San Diego County vineyard owners appear to be finding labor for harvest season by using labor management groups (who use local labor), hiring year-long workers instead of just seasonally or hiring students in apprenticeship programs.

“Most [vineyards] have workers who maintain vines over the course of the season on a weekly basis. Of the employers I have worked with in the past as vineyard manager, a majority supplement their labor force with a contracted picking crew at harvest. None of those are migrant farm workers, just moonlighting horticultural workers who are local,” said Christina Smith, owner of The Farm Smith. 

For veteran farmer, Al Stehly, training the right people is a key strategy to help with labor troubles—and paying these workers a bit more for their skillset.  

“We are trying to take people that have a good relationship for harvesting citrus or avocados and transition them into picking grapes after the end of the citrus or avocado season – which they like because it extends their season. But, it’s different, we have to be there with our supervisors to make sure they are doing it correctly. The first day, they are really slow. The second day, they pick up speed. By the third day, people pretty much pick up the skillset and improve their speed and technique or they have left,” said Al Stehly. 

What about using machines? Other wine regions use them – is that going to be a trend in San Diego County? 

“In 2017, we purchased a mechanical harvester so we can literally harvest the whole vineyard in 10 days. But some of our customers still want a hand-picked harvest. 100 tons [of grapes] are hand-picked, the other 200 tons are mechanically harvested,” said Rao Anne from Hill Springs Farm LLC. 

Rao Anne purchased a machine to help with labor challenges. He harvests around 300 tons of grapes for his Emerald Creek Winery and sells the rest to other wineries. With such a large production, he knows that most local wineries in San Diego County aren’t in a similar position, acreage-wise or financially. 

“The harvester comes at almost half-a-million dollars, so it’s not economical for them [vineyards] if you don’t have 200 to 300 tons [of grapes]. For small mom-and-pop wineries, that’s most of them, they just harvest whatever they have, many 15-20 tons. I don’t see any mechanical [grape harvests] in San Diego County,” said Rao Anne from Hill Springs Farm LLC. 

The future could also mean looking into more worker programs like the H-2A temporary foreign agricultural worker program or changing how harvest is done not only for grapes but other types of crops on the same properties. 

“If we don’t get some kind of immigration reform or guest worker program, we’re going to have to start prioritizing which crops we want to pick and which ones we leave in the field,” said Stehly. 

How does San Diego County’s labor struggles stack up against other California wine regions?

Well, not much differently.

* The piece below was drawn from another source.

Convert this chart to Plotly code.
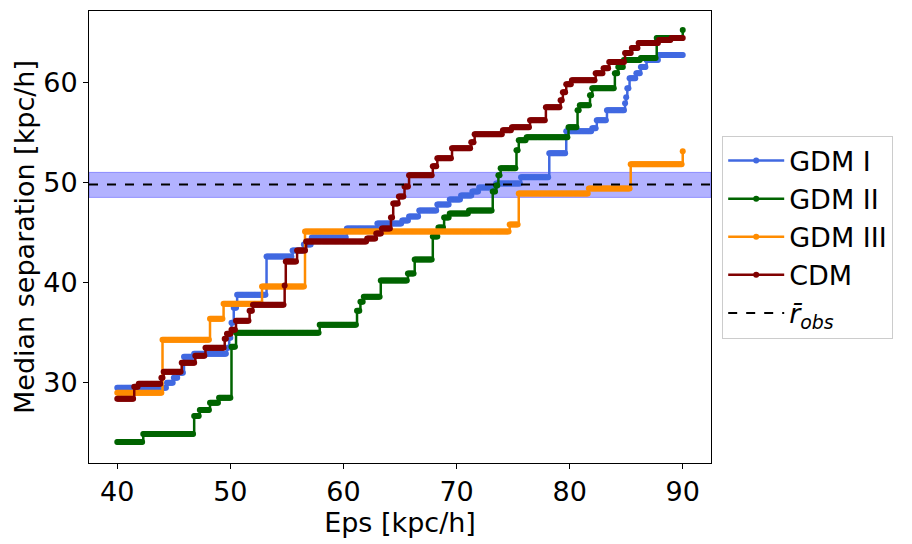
import numpy as np
import plotly.graph_objects as go

# Step data: (eps where value starts, median separation)
GDM1_EPS = [40.0, 44.4, 45.0, 45.4, 45.9, 46.8, 49.7, 49.9, 50.1, 50.3, 50.6, 53.2, 55.5, 56.5, 57.2,
            60.3, 63.0, 65.2, 65.8, 66.7, 68.3, 69.4, 70.4, 71.4, 72.0, 73.5, 75.7, 78.2, 79.7, 82.0,
            82.4, 83.3, 84.9, 85.0, 85.1, 85.3, 85.9, 86.3, 86.8, 87.9]
GDM1_VAL = [29.5, 30.0, 30.5, 31.0, 32.6, 32.9, 33.5, 34.5, 36.0, 37.5, 38.8, 42.6, 43.2, 43.8, 44.5,
            45.4, 45.9, 46.2, 46.6, 47.2, 47.8, 48.3, 48.7, 49.1, 49.5, 49.9, 50.5, 52.9, 55.1, 55.4,
            56.2, 57.2, 57.9, 58.5, 59.4, 60.4, 60.9, 61.5, 62.2, 62.7]

GDM2_EPS = [40.0, 42.3, 46.8, 47.3, 48.2, 49.0, 50.1, 50.5, 57.9, 61.2, 61.5, 61.8, 63.3, 65.7, 66.3,
            67.9, 68.4, 68.9, 69.4, 71.1, 73.2, 73.5, 73.7, 73.9, 75.3, 75.5, 76.2, 79.9, 80.7, 80.9,
            81.8, 82.0, 84.0, 84.3, 84.8, 86.3, 87.7, 90.0]
GDM2_VAL = [24.1, 24.9, 26.7, 27.3, 28.0, 28.5, 33.6, 35.0, 35.8, 37.2, 38.1, 38.6, 40.2, 40.9, 42.3,
            44.6, 45.5, 46.5, 46.9, 47.2, 49.1, 49.7, 50.7, 51.4, 53.2, 54.2, 54.5, 55.5, 57.2, 57.7,
            58.7, 59.4, 60.9, 61.5, 62.2, 62.4, 64.4, 65.2]

GDM3_EPS = [40.0, 44.0, 48.2, 49.4, 52.8, 56.6, 74.7, 75.5, 81.7, 85.4, 90.0]
GDM3_VAL = [29.0, 34.3, 36.4, 37.9, 39.6, 45.1, 45.8, 48.9, 49.4, 51.8, 53.1]

CDM_EPS = [40.0, 41.5, 41.9, 43.9, 44.1, 45.7, 46.9, 47.8, 49.5, 49.7, 50.1, 50.5, 51.7, 52.0, 54.8,
           54.9, 55.9, 56.7, 62.1, 62.9, 63.4, 64.2, 64.4, 64.9, 65.4, 65.8, 67.9, 68.3, 69.6, 71.3,
           71.6, 74.1, 74.9, 76.5, 77.9, 79.2, 79.4, 79.7, 80.2, 82.3, 83.0, 83.5, 84.9, 85.5, 86.1,
           87.9, 89.0]
CDM_VAL = [28.4, 29.6, 29.9, 30.5, 31.1, 32.0, 32.7, 33.5, 34.4, 34.9, 35.3, 36.2, 37.2, 37.8, 39.7,
           42.1, 43.2, 44.1, 44.4, 44.9, 45.4, 46.5, 47.9, 48.6, 49.6, 50.7, 51.6, 52.4, 53.4, 54.0,
           54.8, 55.2, 55.5, 56.2, 57.5, 58.2, 59.0, 59.8, 60.2, 60.9, 61.4, 62.0, 62.9, 63.4, 63.9,
           64.2, 64.4]

R_OBS = 49.8
R_OBS_LO = 48.5
R_OBS_HI = 51.0

X_TICKS = [40, 50, 60, 70, 80, 90]
Y_TICKS = [30, 40, 50, 60]

# Eps sampling grid of the scan
EPS_GRID = np.round(np.arange(40.0, 90.0001, 0.1), 1)


def sample_steps(starts, vals):
    idx = np.searchsorted(np.array(starts), EPS_GRID + 1e-9, side="right") - 1
    return np.array(vals)[idx]


series = [
    ("GDM I", GDM1_EPS, GDM1_VAL, "royalblue"),
    ("GDM II", GDM2_EPS, GDM2_VAL, "darkgreen"),
    ("GDM III", GDM3_EPS, GDM3_VAL, "darkorange"),
    ("CDM", CDM_EPS, CDM_VAL, "maroon"),
]

FONT = "DejaVu Sans"
FS = 27
fig = go.Figure()

for name, ex, vals, col in series:
    fig.add_trace(go.Scatter(
        x=EPS_GRID, y=sample_steps(ex, vals), mode="lines+markers", name=name,
        line=dict(color=col, width=2.5, shape="hv"),
        marker=dict(color=col, size=6),
        legendgroup=name,
    ))

# legend entry for the observed value
fig.add_trace(go.Scatter(
    x=[None], y=[None], mode="lines", name="<i>r\u0304</i><sub><i>obs</i></sub>",
    line=dict(color="black", width=2, dash="dash"), legendgroup="robs",
))

fig.add_shape(type="rect", xref="paper", x0=0, x1=1, yref="y", y0=R_OBS_LO, y1=R_OBS_HI,
              fillcolor="rgba(0,0,255,0.3)", line=dict(color="rgba(0,0,255,0.3)", width=1),
              layer="below")
fig.add_shape(type="line", xref="paper", x0=0, x1=1, yref="y", y0=R_OBS, y1=R_OBS,
              line=dict(color="black", width=2, dash="dash"), layer="above")

axis_common = dict(
    showline=True, linecolor="black", linewidth=1, mirror=True, showgrid=False, zeroline=False,
    ticks="outside", ticklen=5, tickwidth=1, tickcolor="black",
    tickfont=dict(family=FONT, size=FS, color="black"),
)
fig.update_xaxes(range=[37.5, 92.5], tickvals=X_TICKS,
                 title=dict(text="Eps [kpc/h]", font=dict(family=FONT, size=FS, color="black"), standoff=0),
                 **axis_common)
fig.update_yaxes(range=[22.0, 67.1], tickvals=Y_TICKS,
                 title=dict(text="Median separation [kpc/h]", font=dict(family=FONT, size=FS, color="black"), standoff=0),
                 **axis_common)

fig.update_layout(
    width=912, height=544,
    margin=dict(l=81, r=209, t=3, b=89),
    plot_bgcolor="white", paper_bgcolor="white",
    font=dict(family=FONT, color="black"),
    legend=dict(x=1.018, y=0.5, xanchor="left", yanchor="middle",
                font=dict(family=FONT, size=27, color="black"),
                bordercolor="#cccccc", borderwidth=1, tracegroupgap=0, itemwidth=56),
)

fig.write_html("out.html")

Finding skilled labor appears to be a challenge up and down the State. 

Here’s what the Paso Robles Wine Country Alliance told CampestreMAG when it comes to finding labor: “Yes, there is always a challenge in finding labor, especially skilled or experienced labor in working with specific mechanized equipment and tools. Many vineyards and wineries rely on licensed labor contractors in the region to supply them with the crews necessary, oftentimes looking to get the same people they have had in the past. This cuts down the learning curve specific to a vineyard or winery’s needs.” 

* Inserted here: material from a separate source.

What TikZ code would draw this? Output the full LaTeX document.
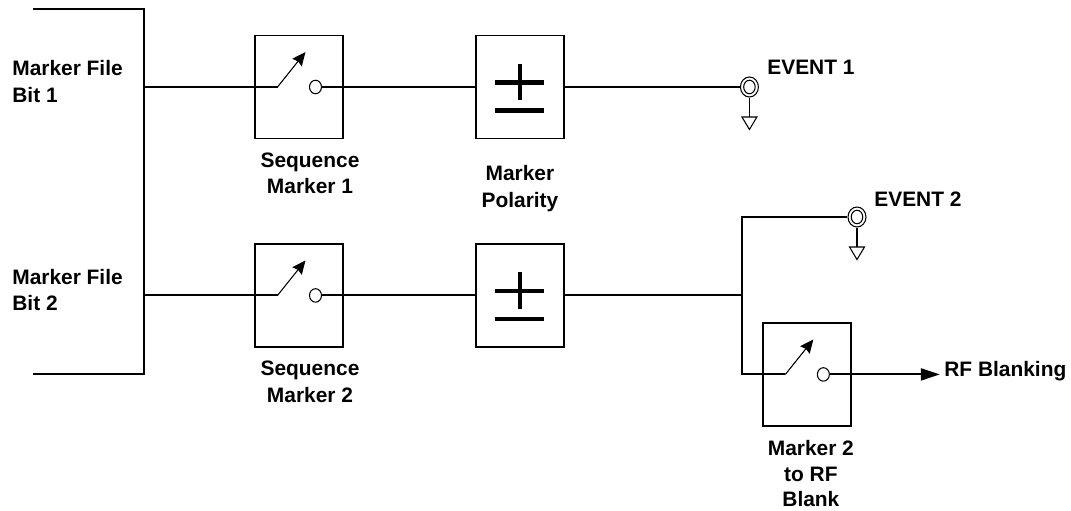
\documentclass[tikz,border=0pt]{standalone}
\usepackage{fontspec}
\setmainfont{Liberation Sans}
\usetikzlibrary{arrows.meta,positioning,calc,shapes.geometric}

\begin{document}
\begin{tikzpicture}[
    box/.style={rectangle,draw,line width=1.1pt,minimum width=1.76cm,minimum height=2.06cm,inner sep=0pt},
    contact/.style={ellipse,draw,line width=0.6pt,minimum width=0.24cm,minimum height=0.27cm,inner sep=0pt},
    jack/.style={ellipse,draw,line width=0.6pt,minimum width=0.36cm,minimum height=0.4cm,inner sep=0pt},
    jackin/.style={ellipse,draw,line width=0.6pt,minimum width=0.23cm,minimum height=0.27cm,inner sep=0pt},
    wire/.style={line width=1.15pt},
    thinline/.style={line width=0.6pt},
    bar/.style={line width=2.4pt},
    label/.style={font=\bfseries\fontsize{11.9pt}{15pt}\selectfont,align=center,inner sep=0pt},
    leftlabel/.style={label,align=left,anchor=west},
    arrow/.style={wire,-{Stealth[length=0.38cm,width=0.24cm,inset=0pt]}},
    lever/.style={thinline,-{Stealth[length=0.27cm,width=0.24cm,inset=0.03cm]}}
]
    \useasboundingbox (0,0) rectangle (21.42,10.22);

    \node[box] (seq1) at (5.98,8.48) {};
    \node[box,right=2.62cm of seq1] (pol1) {};
    \node[box,below=2.07cm of seq1] (seq2) {};
    \node[box,below=2.07cm of pol1] (pol2) {};
    \node[box,right=3.94cm of pol2,yshift=-1.58cm] (seq3) {};

    % switch symbol in each box
    \foreach \n in {seq1,seq2,seq3} {
        \node[contact] (\n-con) at ([xshift=0.33cm]\n.center) {};
        \coordinate (\n-piv) at ([xshift=-0.43cm]\n.center);
        \draw[lever] (\n-piv) -- ([xshift=0.13cm,yshift=0.7cm]\n.center);
    }
    % plus and minus
    \foreach \n in {pol1,pol2} {
        \draw[bar] ([xshift=-0.49cm,yshift=0.09cm]\n.center) -- ([xshift=0.49cm,yshift=0.09cm]\n.center);
        \draw[bar] ([yshift=0.46cm]\n.center) -- ([yshift=-0.27cm]\n.center);
        \draw[bar] ([xshift=-0.49cm,yshift=-0.47cm]\n.center) -- ([xshift=0.49cm,yshift=-0.47cm]\n.center);
    }

    \node[jack,right=3.5cm of pol1] (ev1) {};
    \node[jack] (ev2) at (17.14,5.88) {};
    \foreach \n in {ev1,ev2} {
        \node[jackin] (\n-in) at (\n.center) {};
        \coordinate (\n-gnd) at ([yshift=-0.6cm]\n.center);
        \draw[thinline] (\n.south) -- (\n-gnd);
        \draw[thinline] ([xshift=-0.15cm]\n-gnd) -- ([xshift=0.15cm]\n-gnd) -- ([yshift=-0.25cm]\n-gnd) -- cycle;
    }

    % bracket on the left
    \coordinate (top) at (0.66,10.04);
    \coordinate (topr) at (2.88,10.04);
    \coordinate (botr) at (2.88,2.74);
    \coordinate (bot) at (0.66,2.74);
    \draw[wire] (top) -- (topr) -- (botr) -- (bot);

    \draw[wire] (seq1-piv -| topr) -- (seq1-piv);
    \draw[wire] (seq2-piv -| topr) -- (seq2-piv);
    \draw[wire] (seq1-con.east) -- (pol1.west);
    \draw[wire] (seq2-con.east) -- (pol2.west);
    \draw[wire] (pol1.east) -- (ev1.west);

    \coordinate[right=3.54cm of pol2.east] (split);
    \coordinate[right=1.76cm of seq3.east] (rfend);
    \draw[wire] (pol2.east) -- (split);
    \draw[wire] (ev2.west) -| (seq3-piv -| split) -- (seq3-piv);
    \draw[arrow] (seq3-con.east) -- (rfend);

    \node[leftlabel] (bit1) at (0.24,8.59) {Marker File\\Bit 1};
    \node[leftlabel] (bit2) at (0.24,4.42) {Marker File\\Bit 2};
    \node[label,below=0.26cm of seq1,xshift=0.22cm] (seq1txt) {Sequence\\Marker 1};
    \node[label,below=0.26cm of seq2,xshift=0.22cm] (seq2txt) {Sequence\\Marker 2};
    \node[label,below=0.52cm of pol1] (poltxt) {Marker\\Polarity};
    \node[label,font=\bfseries\fontsize{11.9pt}{14.4pt}\selectfont,below=0.27cm of seq3,xshift=0.08cm] (seq3txt) {Marker 2\\to RF\\Blank};
    \node[leftlabel] (ev1txt) at (15.34,8.88) {EVENT 1};
    \node[leftlabel] (ev2txt) at (17.48,6.24) {EVENT 2};
    \node[leftlabel] (rftxt) at (18.88,2.8) {RF Blanking};
\end{tikzpicture}
\end{document}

Up north, Napa County is looking to use labor contracting groups — similar to what San Diego County vineyards are doing. 

According to the 2016 Stonebridge Research: Economic Impact of Napa County’s Wine and Grapes: “Vineyard employment includes vineyard workers in integrated estate wineries, workers at independent vineyards, vineyard management companies and Farm Labor Contractors (FLCs). A very high proportion of Napa County’s vineyard labor is reported to be locally-based, full-time employees. However, as Napa County’s producers and vineyard management companies face a growing shortage of vineyard labor, it appears that both are increasingly looking to FLCs for support. Most of the FLCs used in Napa Valley vineyards are based in the county, but workers may be sourced from other regions.” 

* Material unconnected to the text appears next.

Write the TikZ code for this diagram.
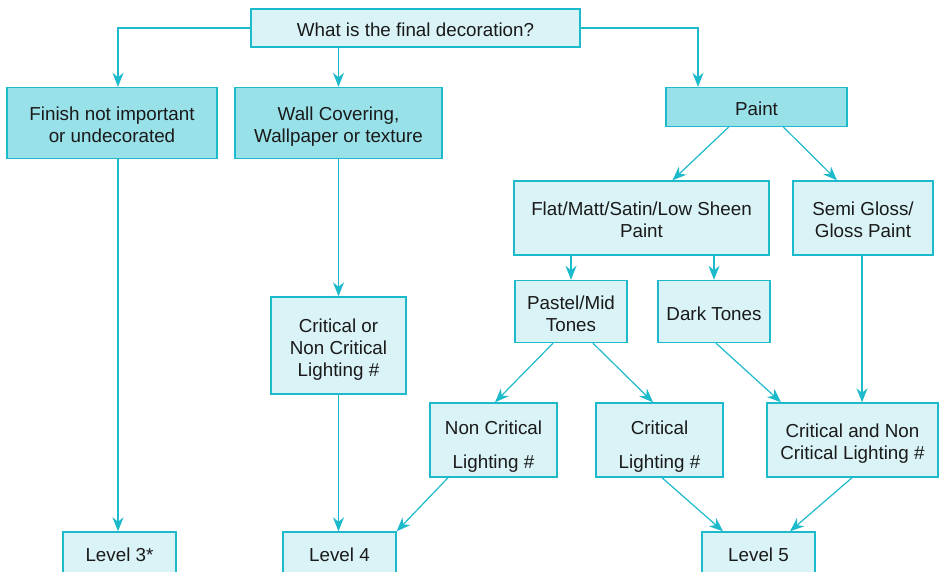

Despite labor challenges, California is still producing high-quality wines. If you travel to wine regions around the world and mention you’re from California, most people will tell you that your home state is a key player in the wine world. And, it’s obvious why. According to the Wine Institute, the state of California is one of the top wine producers right behind the countries of France, Italy and Spain, and the State’s wine regions bring in more than 57-billion-dollars in annual economic activity.

If these numbers are any indicator, there’s no doubt that San Diego County and the rest of California will find a way (as it always has) to overcome new challenges — and stand strong as one of the top wine regions in the world. 

Workers will continue harvesting at the Rancho Guejito Vineyard for two more months (as of September), picking plot by plot until every vine is naked. Harvest labor supply is tight but grapes are still being picked this year. In the future, the vineyard’s labor management provider, Al Stehly, is trying to be optimistic but knows San Diego County needs a better solution. 

“I’m not positive in the short term. I think in the long term it will get solved. What I’m afraid of is that they have a knee jerk solution like implement mandatory E-verify and lose 50-percent of our workers and all these farms start shutting down. If it gets really radical and we can’t solve this problem, we could lose a generation of farmers because they will go out of business and then everybody will go ‘oh, yeah, now I get what you were talking about and now we got to solve it’ and by the time they solve it, you’re out of business,” said Stehly.